__Task description__. Take all the material and copy it exactly.
====================
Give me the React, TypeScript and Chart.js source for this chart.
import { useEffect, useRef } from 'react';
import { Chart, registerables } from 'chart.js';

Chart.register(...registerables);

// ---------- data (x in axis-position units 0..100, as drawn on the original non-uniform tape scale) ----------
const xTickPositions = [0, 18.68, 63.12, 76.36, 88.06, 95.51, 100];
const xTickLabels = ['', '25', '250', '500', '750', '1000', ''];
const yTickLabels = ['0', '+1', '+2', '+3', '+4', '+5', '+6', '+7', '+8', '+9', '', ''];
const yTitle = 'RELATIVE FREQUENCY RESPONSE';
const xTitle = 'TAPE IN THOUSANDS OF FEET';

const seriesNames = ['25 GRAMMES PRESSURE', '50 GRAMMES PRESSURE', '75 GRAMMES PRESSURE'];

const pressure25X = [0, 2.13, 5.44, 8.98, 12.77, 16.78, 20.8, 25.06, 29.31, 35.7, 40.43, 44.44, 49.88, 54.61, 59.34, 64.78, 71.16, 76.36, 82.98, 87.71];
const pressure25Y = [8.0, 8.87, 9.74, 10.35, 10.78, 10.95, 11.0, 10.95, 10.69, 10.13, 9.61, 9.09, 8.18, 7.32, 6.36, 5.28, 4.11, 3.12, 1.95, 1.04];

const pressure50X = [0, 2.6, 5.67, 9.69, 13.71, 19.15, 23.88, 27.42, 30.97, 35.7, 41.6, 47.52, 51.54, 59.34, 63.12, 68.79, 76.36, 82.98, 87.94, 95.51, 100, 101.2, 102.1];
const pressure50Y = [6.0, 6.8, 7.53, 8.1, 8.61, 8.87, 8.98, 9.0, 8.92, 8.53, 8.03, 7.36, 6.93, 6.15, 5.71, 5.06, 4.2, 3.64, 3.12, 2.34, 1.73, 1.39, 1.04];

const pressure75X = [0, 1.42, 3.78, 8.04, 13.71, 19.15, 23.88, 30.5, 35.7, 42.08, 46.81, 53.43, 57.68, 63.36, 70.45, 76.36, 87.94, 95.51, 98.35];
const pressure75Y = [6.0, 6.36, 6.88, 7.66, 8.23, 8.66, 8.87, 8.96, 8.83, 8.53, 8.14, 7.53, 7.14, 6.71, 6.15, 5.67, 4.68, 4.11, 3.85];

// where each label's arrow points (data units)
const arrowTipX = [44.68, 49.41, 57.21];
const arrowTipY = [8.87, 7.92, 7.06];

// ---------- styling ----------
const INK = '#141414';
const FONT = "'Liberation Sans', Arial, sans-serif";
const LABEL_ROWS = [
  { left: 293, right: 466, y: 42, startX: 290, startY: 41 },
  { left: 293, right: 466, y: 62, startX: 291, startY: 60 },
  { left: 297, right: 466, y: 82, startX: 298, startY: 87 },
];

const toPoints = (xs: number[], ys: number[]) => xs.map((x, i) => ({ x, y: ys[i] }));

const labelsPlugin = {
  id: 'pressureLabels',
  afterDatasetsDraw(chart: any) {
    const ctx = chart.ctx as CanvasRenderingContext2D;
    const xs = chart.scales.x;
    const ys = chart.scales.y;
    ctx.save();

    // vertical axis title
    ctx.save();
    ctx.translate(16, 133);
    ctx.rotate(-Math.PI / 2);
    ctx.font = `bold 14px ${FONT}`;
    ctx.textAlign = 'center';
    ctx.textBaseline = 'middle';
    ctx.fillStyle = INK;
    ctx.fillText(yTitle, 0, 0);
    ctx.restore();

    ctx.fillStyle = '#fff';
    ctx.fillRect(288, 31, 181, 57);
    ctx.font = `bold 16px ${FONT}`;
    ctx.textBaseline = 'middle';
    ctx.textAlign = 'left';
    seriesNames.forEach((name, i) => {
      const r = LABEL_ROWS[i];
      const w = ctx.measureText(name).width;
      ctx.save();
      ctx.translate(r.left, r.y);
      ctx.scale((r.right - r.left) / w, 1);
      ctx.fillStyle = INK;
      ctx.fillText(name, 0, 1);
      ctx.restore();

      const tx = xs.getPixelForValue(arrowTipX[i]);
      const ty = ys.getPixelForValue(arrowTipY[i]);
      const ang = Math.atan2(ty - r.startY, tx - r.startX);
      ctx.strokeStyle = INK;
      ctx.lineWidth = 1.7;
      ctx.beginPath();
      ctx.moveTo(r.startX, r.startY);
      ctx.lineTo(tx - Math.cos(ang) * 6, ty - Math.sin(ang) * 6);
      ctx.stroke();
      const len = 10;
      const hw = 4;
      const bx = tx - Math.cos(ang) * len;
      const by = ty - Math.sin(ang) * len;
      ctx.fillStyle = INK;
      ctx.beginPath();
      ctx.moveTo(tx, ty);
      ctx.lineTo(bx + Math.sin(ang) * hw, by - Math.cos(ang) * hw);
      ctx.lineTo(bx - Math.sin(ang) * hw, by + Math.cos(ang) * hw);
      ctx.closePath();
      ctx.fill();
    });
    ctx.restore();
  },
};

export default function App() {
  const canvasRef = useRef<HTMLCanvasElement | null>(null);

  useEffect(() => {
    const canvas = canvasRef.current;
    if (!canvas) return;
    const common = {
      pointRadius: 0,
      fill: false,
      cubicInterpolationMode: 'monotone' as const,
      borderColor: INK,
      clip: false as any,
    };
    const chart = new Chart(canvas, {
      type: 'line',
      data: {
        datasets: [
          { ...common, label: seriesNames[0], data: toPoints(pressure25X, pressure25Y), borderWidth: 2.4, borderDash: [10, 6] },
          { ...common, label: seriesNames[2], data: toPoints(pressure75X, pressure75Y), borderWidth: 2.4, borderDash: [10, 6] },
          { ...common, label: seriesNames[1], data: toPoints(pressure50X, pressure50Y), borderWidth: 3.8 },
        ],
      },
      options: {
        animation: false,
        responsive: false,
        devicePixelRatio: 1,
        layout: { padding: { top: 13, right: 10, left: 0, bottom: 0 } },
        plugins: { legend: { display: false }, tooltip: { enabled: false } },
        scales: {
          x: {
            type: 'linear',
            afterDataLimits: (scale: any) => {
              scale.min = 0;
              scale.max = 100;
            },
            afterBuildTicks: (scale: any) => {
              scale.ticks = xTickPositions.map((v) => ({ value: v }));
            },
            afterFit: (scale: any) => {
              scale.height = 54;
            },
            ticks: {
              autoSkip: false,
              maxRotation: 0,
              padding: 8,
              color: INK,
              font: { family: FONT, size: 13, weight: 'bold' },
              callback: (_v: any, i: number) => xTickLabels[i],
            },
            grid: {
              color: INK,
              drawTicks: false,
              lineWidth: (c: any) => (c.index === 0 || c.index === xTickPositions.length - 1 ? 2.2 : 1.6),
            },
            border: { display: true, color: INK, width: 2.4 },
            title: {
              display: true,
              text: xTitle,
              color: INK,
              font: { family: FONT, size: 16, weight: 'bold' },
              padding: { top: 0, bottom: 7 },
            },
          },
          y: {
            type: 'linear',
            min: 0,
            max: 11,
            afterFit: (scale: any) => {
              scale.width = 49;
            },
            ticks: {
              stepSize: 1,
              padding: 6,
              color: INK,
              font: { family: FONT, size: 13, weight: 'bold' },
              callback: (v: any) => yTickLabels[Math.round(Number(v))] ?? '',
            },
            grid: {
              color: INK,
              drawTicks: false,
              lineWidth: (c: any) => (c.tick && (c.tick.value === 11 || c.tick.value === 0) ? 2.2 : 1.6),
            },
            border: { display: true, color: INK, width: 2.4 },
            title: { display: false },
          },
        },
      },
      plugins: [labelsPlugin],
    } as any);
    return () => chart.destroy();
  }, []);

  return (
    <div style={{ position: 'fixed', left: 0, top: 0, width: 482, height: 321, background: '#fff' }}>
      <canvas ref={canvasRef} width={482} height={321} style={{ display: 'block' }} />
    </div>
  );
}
====================
__Exercise answer__.
Give me the React, TypeScript and Chart.js source for this chart.
import { useEffect, useRef } from 'react';
import { Chart, registerables } from 'chart.js';

Chart.register(...registerables);

// ---------- data (x in axis-position units 0..100, as drawn on the original non-uniform tape scale) ----------
const xTickPositions = [0, 18.68, 63.12, 76.36, 88.06, 95.51, 100];
const xTickLabels = ['', '25', '250', '500', '750', '1000', ''];
const yTickLabels = ['0', '+1', '+2', '+3', '+4', '+5', '+6', '+7', '+8', '+9', '', ''];
const yTitle = 'RELATIVE FREQUENCY RESPONSE';
const xTitle = 'TAPE IN THOUSANDS OF FEET';

const seriesNames = ['25 GRAMMES PRESSURE', '50 GRAMMES PRESSURE', '75 GRAMMES PRESSURE'];

const pressure25X = [0, 2.13, 5.44, 8.98, 12.77, 16.78, 20.8, 25.06, 29.31, 35.7, 40.43, 44.44, 49.88, 54.61, 59.34, 64.78, 71.16, 76.36, 82.98, 87.71];
const pressure25Y = [8.0, 8.87, 9.74, 10.35, 10.78, 10.95, 11.0, 10.95, 10.69, 10.13, 9.61, 9.09, 8.18, 7.32, 6.36, 5.28, 4.11, 3.12, 1.95, 1.04];

const pressure50X = [0, 2.6, 5.67, 9.69, 13.71, 19.15, 23.88, 27.42, 30.97, 35.7, 41.6, 47.52, 51.54, 59.34, 63.12, 68.79, 76.36, 82.98, 87.94, 95.51, 100, 101.2, 102.1];
const pressure50Y = [6.0, 6.8, 7.53, 8.1, 8.61, 8.87, 8.98, 9.0, 8.92, 8.53, 8.03, 7.36, 6.93, 6.15, 5.71, 5.06, 4.2, 3.64, 3.12, 2.34, 1.73, 1.39, 1.04];

const pressure75X = [0, 1.42, 3.78, 8.04, 13.71, 19.15, 23.88, 30.5, 35.7, 42.08, 46.81, 53.43, 57.68, 63.36, 70.45, 76.36, 87.94, 95.51, 98.35];
const pressure75Y = [6.0, 6.36, 6.88, 7.66, 8.23, 8.66, 8.87, 8.96, 8.83, 8.53, 8.14, 7.53, 7.14, 6.71, 6.15, 5.67, 4.68, 4.11, 3.85];

// where each label's arrow points (data units)
const arrowTipX = [44.68, 49.41, 57.21];
const arrowTipY = [8.87, 7.92, 7.06];

// ---------- styling ----------
const INK = '#141414';
const FONT = "'Liberation Sans', Arial, sans-serif";
const LABEL_ROWS = [
  { left: 293, right: 466, y: 42, startX: 290, startY: 41 },
  { left: 293, right: 466, y: 62, startX: 291, startY: 60 },
  { left: 297, right: 466, y: 82, startX: 298, startY: 87 },
];

const toPoints = (xs: number[], ys: number[]) => xs.map((x, i) => ({ x, y: ys[i] }));

const labelsPlugin = {
  id: 'pressureLabels',
  afterDatasetsDraw(chart: any) {
    const ctx = chart.ctx as CanvasRenderingContext2D;
    const xs = chart.scales.x;
    const ys = chart.scales.y;
    ctx.save();

    // vertical axis title
    ctx.save();
    ctx.translate(16, 133);
    ctx.rotate(-Math.PI / 2);
    ctx.font = `bold 14px ${FONT}`;
    ctx.textAlign = 'center';
    ctx.textBaseline = 'middle';
    ctx.fillStyle = INK;
    ctx.fillText(yTitle, 0, 0);
    ctx.restore();

    ctx.fillStyle = '#fff';
    ctx.fillRect(288, 31, 181, 57);
    ctx.font = `bold 16px ${FONT}`;
    ctx.textBaseline = 'middle';
    ctx.textAlign = 'left';
    seriesNames.forEach((name, i) => {
      const r = LABEL_ROWS[i];
      const w = ctx.measureText(name).width;
      ctx.save();
      ctx.translate(r.left, r.y);
      ctx.scale((r.right - r.left) / w, 1);
      ctx.fillStyle = INK;
      ctx.fillText(name, 0, 1);
      ctx.restore();

      const tx = xs.getPixelForValue(arrowTipX[i]);
      const ty = ys.getPixelForValue(arrowTipY[i]);
      const ang = Math.atan2(ty - r.startY, tx - r.startX);
      ctx.strokeStyle = INK;
      ctx.lineWidth = 1.7;
      ctx.beginPath();
      ctx.moveTo(r.startX, r.startY);
      ctx.lineTo(tx - Math.cos(ang) * 6, ty - Math.sin(ang) * 6);
      ctx.stroke();
      const len = 10;
      const hw = 4;
      const bx = tx - Math.cos(ang) * len;
      const by = ty - Math.sin(ang) * len;
      ctx.fillStyle = INK;
      ctx.beginPath();
      ctx.moveTo(tx, ty);
      ctx.lineTo(bx + Math.sin(ang) * hw, by - Math.cos(ang) * hw);
      ctx.lineTo(bx - Math.sin(ang) * hw, by + Math.cos(ang) * hw);
      ctx.closePath();
      ctx.fill();
    });
    ctx.restore();
  },
};

export default function App() {
  const canvasRef = useRef<HTMLCanvasElement | null>(null);

  useEffect(() => {
    const canvas = canvasRef.current;
    if (!canvas) return;
    const common = {
      pointRadius: 0,
      fill: false,
      cubicInterpolationMode: 'monotone' as const,
      borderColor: INK,
      clip: false as any,
    };
    const chart = new Chart(canvas, {
      type: 'line',
      data: {
        datasets: [
          { ...common, label: seriesNames[0], data: toPoints(pressure25X, pressure25Y), borderWidth: 2.4, borderDash: [10, 6] },
          { ...common, label: seriesNames[2], data: toPoints(pressure75X, pressure75Y), borderWidth: 2.4, borderDash: [10, 6] },
          { ...common, label: seriesNames[1], data: toPoints(pressure50X, pressure50Y), borderWidth: 3.8 },
        ],
      },
      options: {
        animation: false,
        responsive: false,
        devicePixelRatio: 1,
        layout: { padding: { top: 13, right: 10, left: 0, bottom: 0 } },
        plugins: { legend: { display: false }, tooltip: { enabled: false } },
        scales: {
          x: {
            type: 'linear',
            afterDataLimits: (scale: any) => {
              scale.min = 0;
              scale.max = 100;
            },
            afterBuildTicks: (scale: any) => {
              scale.ticks = xTickPositions.map((v) => ({ value: v }));
            },
            afterFit: (scale: any) => {
              scale.height = 54;
            },
            ticks: {
              autoSkip: false,
              maxRotation: 0,
              padding: 8,
              color: INK,
              font: { family: FONT, size: 13, weight: 'bold' },
              callback: (_v: any, i: number) => xTickLabels[i],
            },
            grid: {
              color: INK,
              drawTicks: false,
              lineWidth: (c: any) => (c.index === 0 || c.index === xTickPositions.length - 1 ? 2.2 : 1.6),
            },
            border: { display: true, color: INK, width: 2.4 },
            title: {
              display: true,
              text: xTitle,
              color: INK,
              font: { family: FONT, size: 16, weight: 'bold' },
              padding: { top: 0, bottom: 7 },
            },
          },
          y: {
            type: 'linear',
            min: 0,
            max: 11,
            afterFit: (scale: any) => {
              scale.width = 49;
            },
            ticks: {
              stepSize: 1,
              padding: 6,
              color: INK,
              font: { family: FONT, size: 13, weight: 'bold' },
              callback: (v: any) => yTickLabels[Math.round(Number(v))] ?? '',
            },
            grid: {
              color: INK,
              drawTicks: false,
              lineWidth: (c: any) => (c.tick && (c.tick.value === 11 || c.tick.value === 0) ? 2.2 : 1.6),
            },
            border: { display: true, color: INK, width: 2.4 },
            title: { display: false },
          },
        },
      },
      plugins: [labelsPlugin],
    } as any);
    return () => chart.destroy();
  }, []);

  return (
    <div style={{ position: 'fixed', left: 0, top: 0, width: 482, height: 321, background: '#fff' }}>
      <canvas ref={canvasRef} width={482} height={321} style={{ display: 'block' }} />
    </div>
  );
}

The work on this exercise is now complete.